Des IA plus inclusives à tous les niveaux
La question de la qualité propre à l’intelligence artificielle et des résultats qu’elle peut donner se pose.
En ce sens, le Laboratoire de l’Egalité a publié en 2020, un Pacte pour une Intelligence Artificielle égalitaire entre les femmes et les hommes.
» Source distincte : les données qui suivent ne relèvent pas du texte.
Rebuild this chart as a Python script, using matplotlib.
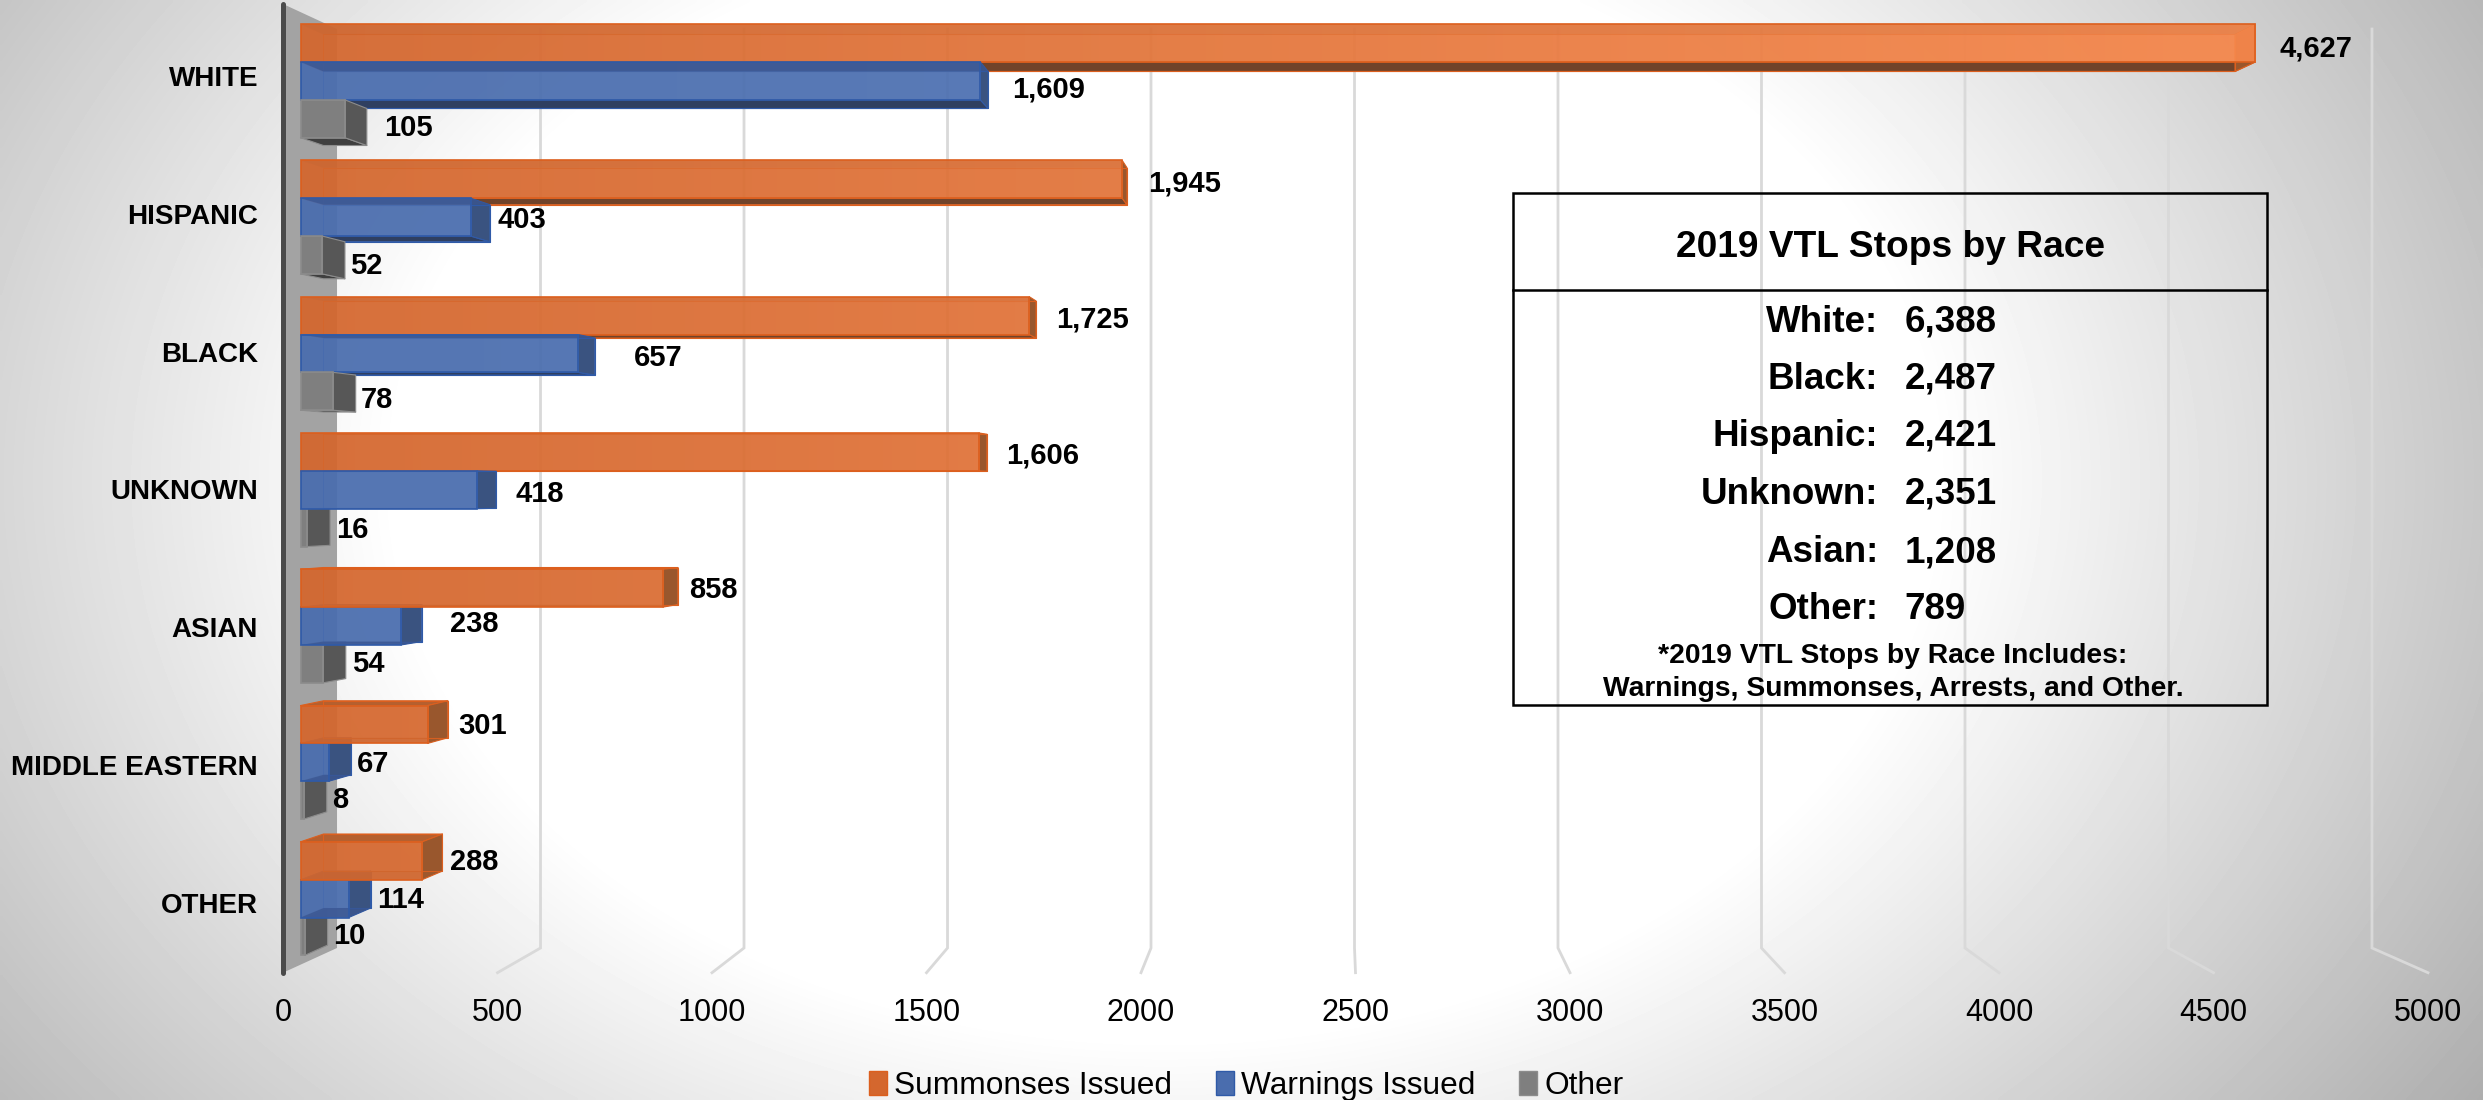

Ce pacte réunit un ensemble de propositions visant à empêcher l’IA de générer des inégalités Femmes-Hommes au travail.
Ces propositions sont classées suivant 4 axes :
- Améliorer les données et les algorithmes pour permettre à l’IA de donner des résultats non-sexistes (mesurer les inégalités, équilibrer le volume des informations sur les femmes, encoder dans le script des algorithmes des objectifs égalitaires, etc.)
- Créer un environnement éthique permettant le développement d’une IA égalitaire en rendant transparentes toutes les étapes de fabrication et de fonctionnement des programmes pour identifier les dérives possibles et les corriger
- Augmenter la présence des femmes dans le secteur de l’intelligence artificielle (seulement 22% selon le Alan Turing Institute en 2021)
- Mobiliser tout le monde pour une culture de l’IA non sexiste et non discriminante avec la création d’un label “IA Equitable”
Pour conclure, bien que la représentation des femmes dans les médias traditionnels ne soit pas encore égalitaire, des efforts sont produits pour améliorer les chiffres de manière quantitative par les médias eux-mêmes, mais aussi de manière qualitative grâce à l’utilisation des nouvelles technologies.
Au-delà de la parité visuelle et auditive femme-homme, les enjeux autour de ces questions sont aussi dans l’inclusion des genres dans le secteur des médias et la qualité des informations fournies par les médias. Ces sujets sont très importants pour la lutte contre le sexisme dans notre société actuelle.